- _Given exercise_: Copy from the first line below down to and including the line with "import plotly.graph_objects as go". Skip the pictures.

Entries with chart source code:
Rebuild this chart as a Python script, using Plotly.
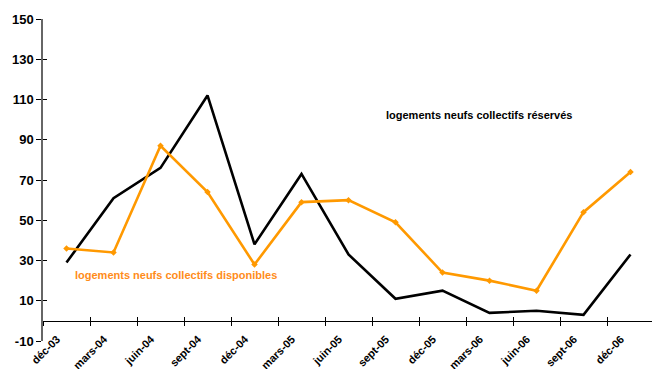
import plotly.graph_objects as go

categories = ["déc-03", "mars-04", "juin-04", "sept-04", "déc-04", "mars-05", "juin-05",
              "sept-05", "déc-05", "mars-06", "juin-06", "sept-06", "déc-06"]
reserves = [29, 61, 76, 112, 38, 73, 33, 11, 15, 4, 5, 3, 33]
disponibles = [36, 34, 87, 64, 28, 59, 60, 49, 24, 20, 15, 54, 74]
y_ticks = [-10, 10, 30, 50, 70, 90, 110, 130, 150]

label_res = "logements neufs collectifs réservés"
label_dis = "logements neufs collectifs disponibles"

n = len(categories)
xpos = list(range(n))
tick_bounds = [i - 0.5 for i in range(n)]
xr = [-0.5, n - 0.5 - 2 / 47]
yr = [-10, 150]
zero_frac = (0 - yr[0]) / (yr[1] - yr[0])

ORANGE = "#FF9900"
FONT = "Liberation Sans, Arial, sans-serif"

fig = go.Figure()
fig.add_trace(go.Scatter(x=xpos, y=reserves, mode="lines",
                         line=dict(color="black", width=2.6), hoverinfo="skip", showlegend=False))
fig.add_trace(go.Scatter(x=xpos, y=disponibles, mode="lines+markers",
                         line=dict(color=ORANGE, width=2.6),
                         marker=dict(symbol="diamond", size=5, color=ORANGE),
                         hoverinfo="skip", showlegend=False))
# dummy traces so overlay axes render
fig.add_trace(go.Scatter(x=[], y=[], xaxis="x2", yaxis="y", showlegend=False))
fig.add_trace(go.Scatter(x=[], y=[], xaxis="x3", yaxis="y", showlegend=False))
fig.add_trace(go.Scatter(x=[], y=[], xaxis="x", yaxis="y2", showlegend=False))

fig.add_annotation(text="<b>" + label_res + "</b>", x=8.78, y=102.4, xref="x", yref="y",
                   showarrow=False, font=dict(family=FONT, size=11, color="black"))
fig.add_annotation(text="<b>" + label_dis + "</b>", x=2.33, y=22.9, xref="x", yref="y",
                   showarrow=False, font=dict(family=FONT, size=11, color="#FF8C1A"))

fig.update_layout(
    width=652, height=369,
    margin=dict(l=43, r=0, t=19, b=28),
    paper_bgcolor="white", plot_bgcolor="white",
    font=dict(family=FONT, color="black"),
    xaxis=dict(range=xr, tickvals=tick_bounds, ticktext=["<b>%s</b>" % c for c in categories],
               tickangle=-45, ticks="", showline=False, showgrid=False, zeroline=False,
               automargin=False, anchor="free", position=0.035,
               ticklabelshift=14, tickfont=dict(size=11, family=FONT)),
    xaxis2=dict(range=xr, overlaying="x", anchor="free", position=zero_frac,
                tickvals=tick_bounds, ticks="outside", ticklen=4, tickcolor="black",
                showline=True, linecolor="black", linewidth=1, automargin=False,
                showticklabels=False, showgrid=False, zeroline=False),
    xaxis3=dict(range=xr, overlaying="x", anchor="free", position=zero_frac,
                tickvals=tick_bounds, ticks="inside", ticklen=4, tickcolor="black",
                showline=False, showticklabels=False, showgrid=False, zeroline=False,
                automargin=False),
    yaxis=dict(range=yr, tickvals=y_ticks, ticktext=["<b>%d</b>" % v for v in y_ticks],
               ticks="outside", ticklen=5, tickcolor="black",
               showline=True, linecolor="#666666", linewidth=1.5,
               showgrid=False, zeroline=False, automargin=False,
               tickfont=dict(size=13, family=FONT)),
    yaxis2=dict(range=yr, overlaying="y", side="left", anchor="x",
                tickvals=y_ticks, ticks="inside", ticklen=4, tickcolor="black",
                showline=False, showticklabels=False, showgrid=False, zeroline=False,
                automargin=False),
)

fig.write_html("out.html")
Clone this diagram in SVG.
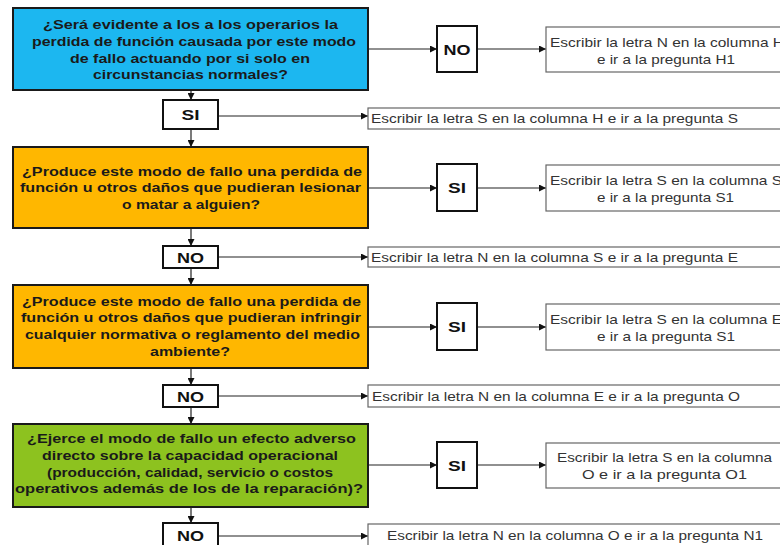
<svg xmlns="http://www.w3.org/2000/svg" width="780" height="545" viewBox="0 0 780 545">
<style>
.q{stroke:#1a1a1a;stroke-width:2}
.blue{fill:#1cb7f0}.orange{fill:#ffb700}.green{fill:#8dc21f}
.qt{font-family:"Liberation Sans",Arial,sans-serif;font-weight:bold;font-size:13px;fill:#1a1a1a;text-anchor:middle}
.d{fill:#fff;stroke:#111;stroke-width:2}
.dt{font-family:"Liberation Sans",Arial,sans-serif;font-weight:bold;font-size:15px;fill:#111;text-anchor:middle}
.r{fill:#fff;stroke:#666;stroke-width:1.2}
.rt{font-family:"Liberation Sans",Arial,sans-serif;font-size:13px;fill:#333}
.c{stroke:#222;stroke-width:1.2;fill:none;marker-end:url(#ah)}
</style>
<defs>
<marker id="ah" viewBox="0 0 10 10" refX="10" refY="5" markerWidth="7" markerHeight="7" markerUnits="userSpaceOnUse" orient="auto">
<path d="M0,0 L10,5 L0,10 z" fill="#111"/>
</marker>
</defs>
<rect width="780" height="545" fill="#fff"/>
<g id="connectors">
<line class="c" x1="191" y1="90" x2="191" y2="100"/>
<line class="c" x1="191" y1="129" x2="191" y2="147"/>
<line class="c" x1="191" y1="228" x2="191" y2="246"/>
<line class="c" x1="191" y1="268" x2="191" y2="285"/>
<line class="c" x1="191" y1="368" x2="191" y2="385"/>
<line class="c" x1="191" y1="407" x2="191" y2="424"/>
<line class="c" x1="191" y1="507" x2="191" y2="523"/>
<line class="c" x1="369" y1="49" x2="437" y2="49"/>
<line class="c" x1="477" y1="49" x2="546" y2="49"/>
<line class="c" x1="369" y1="188" x2="437" y2="188"/>
<line class="c" x1="477" y1="188" x2="546" y2="188"/>
<line class="c" x1="369" y1="327" x2="437" y2="327"/>
<line class="c" x1="477" y1="327" x2="546" y2="327"/>
<line class="c" x1="369" y1="465" x2="437" y2="465"/>
<line class="c" x1="477" y1="465" x2="546" y2="465"/>
<line class="c" x1="218" y1="116" x2="368" y2="116"/>
<line class="c" x1="218" y1="257" x2="368" y2="257"/>
<line class="c" x1="218" y1="396" x2="368" y2="396"/>
<line class="c" x1="218" y1="536" x2="368" y2="536"/>
</g>
<g id="q1">
<rect class="q blue" x="13" y="8" width="355" height="82"/>
<text class="qt" x="190.5" y="29.3" textLength="295" lengthAdjust="spacingAndGlyphs">¿Será evidente a los a los operarios la</text>
<text class="qt" x="194" y="46" textLength="324" lengthAdjust="spacingAndGlyphs">perdida de función causada por este modo</text>
<text class="qt" x="190" y="62.7" textLength="240" lengthAdjust="spacingAndGlyphs">de fallo actuando por si solo en</text>
<text class="qt" x="190.5" y="79.4" textLength="195" lengthAdjust="spacingAndGlyphs">circunstancias normales?</text>
</g>
<g id="q2">
<rect class="q orange" x="13" y="147" width="355" height="81"/>
<text class="qt" x="192" y="175.7" textLength="340" lengthAdjust="spacingAndGlyphs">¿Produce este modo de fallo una perdida de</text>
<text class="qt" x="190.5" y="192.3" textLength="341" lengthAdjust="spacingAndGlyphs">función u otros daños que pudieran lesionar</text>
<text class="qt" x="191" y="209" textLength="138" lengthAdjust="spacingAndGlyphs">o matar a alguien?</text>
</g>
<g id="q3">
<rect class="q orange" x="13" y="285" width="355" height="83"/>
<text class="qt" x="191.5" y="305.7" textLength="339" lengthAdjust="spacingAndGlyphs">¿Produce este modo de fallo una perdida de</text>
<text class="qt" x="191" y="322.3" textLength="340" lengthAdjust="spacingAndGlyphs">función u otros daños que pudieran infringir</text>
<text class="qt" x="192.5" y="339" textLength="335" lengthAdjust="spacingAndGlyphs">cualquier normativa o reglamento del medio</text>
<text class="qt" x="190" y="355.7" textLength="80" lengthAdjust="spacingAndGlyphs">ambiente?</text>
</g>
<g id="q4">
<rect class="q green" x="13" y="424" width="355" height="83"/>
<text class="qt" x="191.5" y="443.3" textLength="329" lengthAdjust="spacingAndGlyphs">¿Ejerce el modo de fallo un efecto adverso</text>
<text class="qt" x="190" y="460" textLength="296" lengthAdjust="spacingAndGlyphs">directo sobre la capacidad operacional</text>
<text class="qt" x="190" y="476.7" textLength="286" lengthAdjust="spacingAndGlyphs">(producción, calidad, servicio o costos</text>
<text class="qt" x="189" y="493.3" textLength="348" lengthAdjust="spacingAndGlyphs">operativos además de los de la reparación)?</text>
</g>
<g id="d1si"><rect class="d" x="163" y="100" width="55" height="29"/><text class="dt" x="190.5" y="120" textLength="18" lengthAdjust="spacingAndGlyphs">SI</text></g>
<g id="d1no"><rect class="d" x="437" y="26" width="40" height="46"/><text class="dt" x="457" y="54.5" textLength="27" lengthAdjust="spacingAndGlyphs">NO</text></g>
<g id="d2no"><rect class="d" x="163" y="246" width="55" height="22"/><text class="dt" x="190.5" y="262.5" textLength="27" lengthAdjust="spacingAndGlyphs">NO</text></g>
<g id="d2si"><rect class="d" x="437" y="164" width="40" height="47"/><text class="dt" x="457" y="193" textLength="18" lengthAdjust="spacingAndGlyphs">SI</text></g>
<g id="d3no"><rect class="d" x="163" y="385" width="55" height="22"/><text class="dt" x="190.5" y="401.5" textLength="27" lengthAdjust="spacingAndGlyphs">NO</text></g>
<g id="d3si"><rect class="d" x="437" y="303" width="40" height="47"/><text class="dt" x="457" y="332" textLength="18" lengthAdjust="spacingAndGlyphs">SI</text></g>
<g id="d4no"><rect class="d" x="163" y="523" width="55" height="26"/><text class="dt" x="190.5" y="541" textLength="27" lengthAdjust="spacingAndGlyphs">NO</text></g>
<g id="d4si"><rect class="d" x="437" y="442" width="40" height="46"/><text class="dt" x="457" y="470.5" textLength="18" lengthAdjust="spacingAndGlyphs">SI</text></g>
<g id="rH1">
<rect class="r" x="546" y="27" width="240" height="45"/>
<text class="rt" x="550" y="46.5" textLength="234" lengthAdjust="spacingAndGlyphs">Escribir la letra N en la columna H</text>
<text class="rt" x="597" y="63.5" textLength="138" lengthAdjust="spacingAndGlyphs">e ir a la pregunta H1</text>
</g>
<g id="rS">
<rect class="r" x="368" y="108" width="420" height="21"/>
<text class="rt" x="371" y="123" textLength="367" lengthAdjust="spacingAndGlyphs">Escribir la letra S en la columna H e ir a la pregunta S</text>
</g>
<g id="rS1">
<rect class="r" x="546" y="165" width="240" height="46"/>
<text class="rt" x="550" y="185" textLength="232" lengthAdjust="spacingAndGlyphs">Escribir la letra S en la columna S</text>
<text class="rt" x="597" y="202" textLength="137" lengthAdjust="spacingAndGlyphs">e ir a la pregunta S1</text>
</g>
<g id="rE">
<rect class="r" x="368" y="247" width="420" height="20"/>
<text class="rt" x="371" y="262" textLength="367" lengthAdjust="spacingAndGlyphs">Escribir la letra N en la columna S e ir a la pregunta E</text>
</g>
<g id="rES1">
<rect class="r" x="546" y="304" width="240" height="46"/>
<text class="rt" x="550" y="324" textLength="232" lengthAdjust="spacingAndGlyphs">Escribir la letra S en la columna E</text>
<text class="rt" x="597" y="341" textLength="138" lengthAdjust="spacingAndGlyphs">e ir a la pregunta S1</text>
</g>
<g id="rO">
<rect class="r" x="368" y="385" width="420" height="22"/>
<text class="rt" x="372" y="401" textLength="368" lengthAdjust="spacingAndGlyphs">Escribir la letra N en la columna E e ir a la pregunta O</text>
</g>
<g id="rO1">
<rect class="r" x="546" y="443" width="240" height="45"/>
<text class="rt" x="557" y="462" textLength="215" lengthAdjust="spacingAndGlyphs">Escribir la letra S en la columna</text>
<text class="rt" x="582" y="479" textLength="165" lengthAdjust="spacingAndGlyphs">O e ir a la pregunta O1</text>
</g>
<g id="rN1">
<rect class="r" x="368" y="524" width="420" height="25"/>
<text class="rt" x="387" y="540" textLength="376" lengthAdjust="spacingAndGlyphs">Escribir la letra N en la columna O e ir a la pregunta N1</text>
</g>
</svg>
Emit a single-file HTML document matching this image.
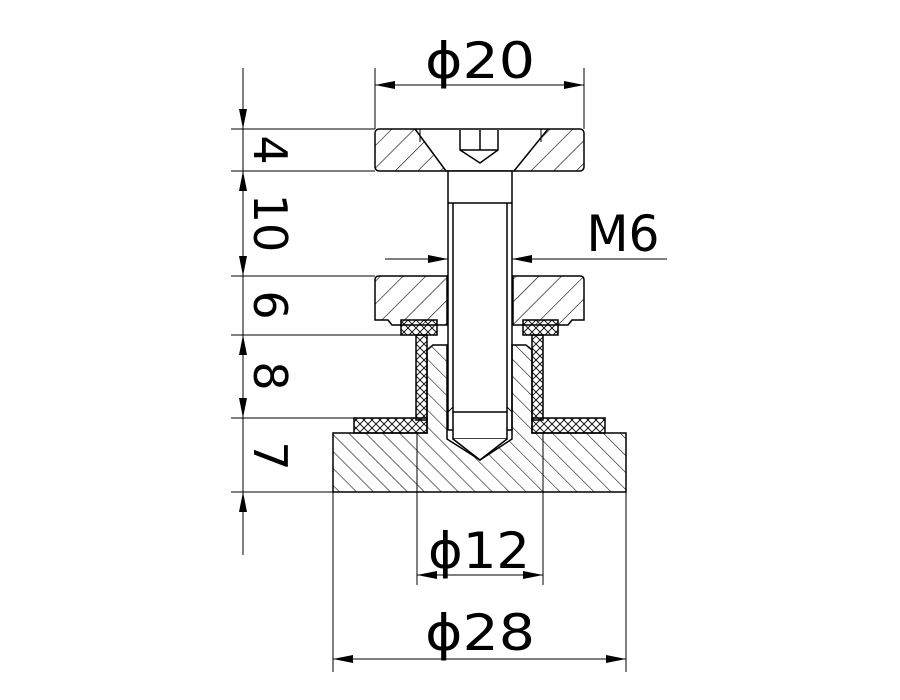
<!DOCTYPE html>
<html><head><meta charset="utf-8"><style>
html,body{margin:0;padding:0;background:#fff;width:900px;height:700px;overflow:hidden}
text{font-family:"DejaVu Sans","Liberation Sans",sans-serif;fill:#000}
</style></head><body>
<svg width="900" height="700" viewBox="0 0 900 700" xmlns="http://www.w3.org/2000/svg">
<defs>
<pattern id="h" patternUnits="userSpaceOnUse" width="16" height="16" patternTransform="rotate(45)">
<line x1="0" y1="0" x2="0" y2="16" stroke="#000" stroke-width="1.2"/></pattern>
<pattern id="hb" patternUnits="userSpaceOnUse" width="12" height="12" patternTransform="rotate(-45)">
<line x1="0" y1="0" x2="0" y2="12" stroke="#000" stroke-width="1.1"/></pattern>
<pattern id="x" patternUnits="userSpaceOnUse" width="8" height="8">
<path d="M0,0L8,8M8,0L0,8" stroke="#000" stroke-width="0.9"/></pattern>
<marker id="a" viewBox="0 0 20 8" refX="20" refY="4" markerWidth="20" markerHeight="8" markerUnits="userSpaceOnUse" orient="auto"><path d="M0,0L20,4L0,8z" fill="#000"/></marker>
</defs>
<g stroke="#000" fill="none" stroke-width="1">
<path d="M231,129H375M231,171H375M231,276H375M231,335H401M231,418H354M231,492H333"/>
<path d="M243,68V555"/>
</g>
<g stroke="#000" stroke-width="1" fill="none" marker-end="url(#a)">
<path d="M243,100V129"/><path d="M243,200V171"/>
<path d="M243,250V276"/><path d="M243,365V335"/>
<path d="M243,390V418"/><path d="M243,520V492"/>
</g>
<g font-size="46">
<text transform="translate(248,150) rotate(90)" text-anchor="middle" x="0" y="-6">4</text>
<text transform="translate(248,223) rotate(90)" text-anchor="middle" x="0" y="-6">10</text>
<text transform="translate(248,305) rotate(90)" text-anchor="middle" x="0" y="-6">6</text>
<text transform="translate(248,376) rotate(90)" text-anchor="middle" x="0" y="-6">8</text>
<text transform="translate(248,456) rotate(90)" text-anchor="middle" x="0" y="-6">7</text>
</g>
<g stroke="#000" stroke-width="1.5">
<!-- top cap -->
<path d="M379,129H415L446,171H375V133Q375,129 379,129Z" fill="url(#h)" stroke="none"/>
<path d="M548,129H580Q584,129 584,133V171H514Z" fill="url(#h)" stroke="none"/>
<rect x="375" y="129" width="209" height="42" rx="4" fill="none"/>
<path d="M415,129L446,171M548,129L514,171" fill="none"/>
<path d="M420,129V142M541,129V142" fill="none" stroke-width="1"/>
<path d="M460,130V150L480,163L498,150V130M460,150H498M480,130V150" fill="none"/>
<!-- bolt -->
<rect x="448" y="171" width="64" height="259" fill="#fff"/>
<path d="M448,203H512M453,203V412M507,203V412" fill="none"/>
<!-- middle cap -->
<path d="M379,276H447V325H392L388,320H375V280Q375,276 379,276Z" fill="url(#h)"/>
<path d="M513,276H580Q584,276 584,280V320H572L568,325H513Z" fill="url(#h)"/>
<rect x="401" y="320" width="36" height="15" fill="url(#x)"/>
<rect x="523" y="320" width="35" height="15" fill="url(#x)"/>
<rect x="416" y="335" width="11" height="85" fill="url(#x)"/>
<rect x="532" y="335" width="11" height="85" fill="url(#x)"/>
<rect x="354" y="418" width="73" height="15" fill="url(#x)"/>
<rect x="532" y="418" width="73" height="15" fill="url(#x)"/>
<!-- base -->
<path d="M333,433H427V350L433,345H447V439L480,460L512,439V345H526L532,350V433H626V492H333Z" fill="url(#hb)"/>
<path d="M453,412H507V439H453Z" fill="#fff"/>
<path d="M453,439L480,460L507,439" fill="#fff"/>
<path d="M448,412L453,407M512,412L507,407" fill="none" stroke-width="1"/>
</g>
<g stroke="#000" stroke-width="1" fill="none">
<path d="M375,68V129M584,68V129M417,433V585M543,433V585M333,492V672M626,492V672"/>
<path d="M385,259H448M512,259H667"/>
</g>
<g stroke="#000" stroke-width="1" fill="none" marker-end="url(#a)">
<path d="M480,85H375"/><path d="M480,85H584"/>
<path d="M480,575H417"/><path d="M480,575H543"/>
<path d="M480,659H333"/><path d="M480,659H626"/>
<path d="M400,259H448"/><path d="M560,259H512"/>
</g>
<g font-size="50">
<text x="480" y="78" text-anchor="middle" textLength="110" lengthAdjust="spacingAndGlyphs">ϕ20</text>
<text x="479" y="568" text-anchor="middle" textLength="102" lengthAdjust="spacingAndGlyphs">ϕ12</text>
<text x="480" y="650" text-anchor="middle" textLength="110" lengthAdjust="spacingAndGlyphs">ϕ28</text>
<text x="623" y="251" text-anchor="middle" textLength="73" lengthAdjust="spacingAndGlyphs">M6</text>
</g>
</svg>
</body></html>
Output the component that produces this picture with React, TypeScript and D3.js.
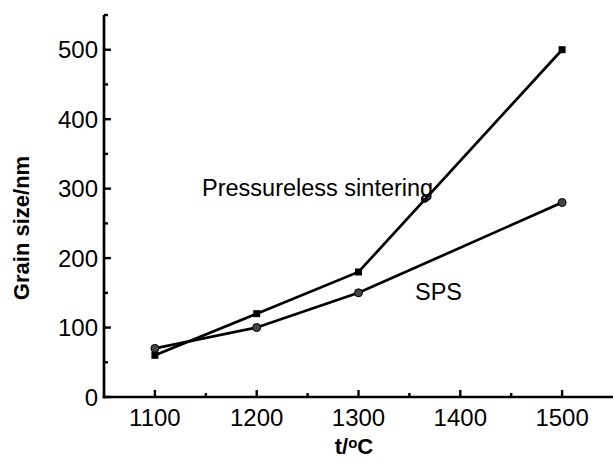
import React, { useEffect, useRef } from 'react'
import * as d3 from 'd3'

// temperatures (°C) and grain sizes (nm)
const pressurelessT = [1100, 1200, 1300, 1500]
const pressurelessSize = [60, 120, 180, 500]
const spsT = [1100, 1200, 1300, 1500]
const spsSize = [70, 100, 150, 280]
// the lone round marker sitting on the pressureless line
const strayT = [1365]
const straySize = [285]

const xMajor = [1100, 1200, 1300, 1400, 1500]
const xMinor = [1150, 1250, 1350, 1450]
const yMajor = [0, 100, 200, 300, 400, 500]
const yMinor = [50, 150, 250, 350, 450, 550]

const W = 613
const H = 461
const FONT = 'Liberation Sans, Arial, Helvetica, sans-serif'

export default function App() {
  const ref = useRef<SVGSVGElement>(null)

  useEffect(() => {
    const svg = d3.select(ref.current)
    svg.selectAll('*').remove()

    const x = d3.scaleLinear().domain([1050, 1550]).range([104, 613])
    const y = d3.scaleLinear().domain([0, 550]).range([397, 15])

    const g = svg.append('g')

    // axis lines
    g.append('line')
      .attr('x1', x(1050)).attr('x2', x(1050))
      .attr('y1', y(550)).attr('y2', y(0) + 1.3)
      .attr('stroke', '#000').attr('stroke-width', 2.7)
    g.append('line')
      .attr('x1', x(1050) - 1.3).attr('x2', x(1550))
      .attr('y1', y(0)).attr('y2', y(0))
      .attr('stroke', '#000').attr('stroke-width', 2.7)

    // y ticks (pointing in)
    g.selectAll('.ymaj').data(yMajor).enter().append('line')
      .attr('x1', x(1050)).attr('x2', x(1050) + 7)
      .attr('y1', d => y(d)).attr('y2', d => y(d))
      .attr('stroke', '#000').attr('stroke-width', 2.4)
    g.selectAll('.ymin').data(yMinor).enter().append('line')
      .attr('x1', x(1050)).attr('x2', x(1050) + 4)
      .attr('y1', d => y(d)).attr('y2', d => y(d))
      .attr('stroke', '#000').attr('stroke-width', 2.4)
    g.selectAll('.ylab').data(yMajor).enter().append('text')
      .attr('x', 98).attr('y', d => y(d) + 8.5)
      .attr('text-anchor', 'end')
      .attr('font-family', FONT).attr('font-size', 24)
      .text(d => d)

    // x ticks (pointing up)
    g.selectAll('.xmaj').data(xMajor).enter().append('line')
      .attr('x1', d => x(d)).attr('x2', d => x(d))
      .attr('y1', y(0)).attr('y2', y(0) - 7)
      .attr('stroke', '#000').attr('stroke-width', 2.4)
    g.selectAll('.xmin').data(xMinor).enter().append('line')
      .attr('x1', d => x(d)).attr('x2', d => x(d))
      .attr('y1', y(0)).attr('y2', y(0) - 4)
      .attr('stroke', '#000').attr('stroke-width', 2.4)
    g.selectAll('.xlab').data(xMajor).enter().append('text')
      .attr('x', d => x(d)).attr('y', 426)
      .attr('text-anchor', 'middle')
      .attr('font-family', FONT).attr('font-size', 24)
      .text(d => d)

    // axis titles
    g.append('text')
      .attr('transform', 'translate(29,228) rotate(-90)')
      .attr('text-anchor', 'middle')
      .attr('font-family', FONT).attr('font-size', 22).attr('font-weight', 'bold')
      .text('Grain size/nm')
    const xt = g.append('text')
      .attr('x', 354).attr('y', 454)
      .attr('text-anchor', 'middle')
      .attr('font-family', FONT).attr('font-size', 22).attr('font-weight', 'bold')
    xt.append('tspan').text('t/')
    xt.append('tspan').attr('font-size', 15).attr('dy', -6).text('o')
    xt.append('tspan').attr('dy', 6).text('C')

    const line = d3.line<[number, number]>()
      .x(d => x(d[0])).y(d => y(d[1]))

    const pl = pressurelessT.map((t, i) => [t, pressurelessSize[i]] as [number, number])
    const sp = spsT.map((t, i) => [t, spsSize[i]] as [number, number])

    g.append('path').datum(pl).attr('d', line)
      .attr('fill', 'none').attr('stroke', '#000').attr('stroke-width', 2.7)
    g.append('path').datum(sp).attr('d', line)
      .attr('fill', 'none').attr('stroke', '#000').attr('stroke-width', 2.7)

    g.selectAll('.sq').data(pl).enter().append('rect')
      .attr('x', d => x(d[0]) - 3.5).attr('y', d => y(d[1]) - 3.5)
      .attr('width', 7).attr('height', 7).attr('fill', '#000')
    g.selectAll('.ci').data(sp).enter().append('circle')
      .attr('cx', d => x(d[0])).attr('cy', d => y(d[1])).attr('r', 4)
      .attr('fill', '#444').attr('stroke', '#000').attr('stroke-width', 1)
    g.selectAll('.stray').data(strayT.map((t, i) => [t, straySize[i]])).enter().append('circle')
      .attr('cx', d => x(d[0])).attr('cy', d => y(d[1])).attr('r', 3)
      .attr('fill', 'none').attr('stroke', '#000').attr('stroke-width', 1.5)

    // series labels
    g.append('text')
      .attr('x', 202).attr('y', 196)
      .attr('font-family', FONT).attr('font-size', 23.5)
      .text('Pressureless sintering')
    g.append('text')
      .attr('x', 415).attr('y', 300)
      .attr('font-family', FONT).attr('font-size', 23.5)
      .text('SPS')
  }, [])

  return (
    <svg ref={ref} width={W} height={H}
      style={{ position: 'absolute', left: 0, top: 0, background: '#fff' }} />
  )
}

- _Task response_:
Rebuild this chart as a Python script, using Plotly.
import plotly.graph_objects as go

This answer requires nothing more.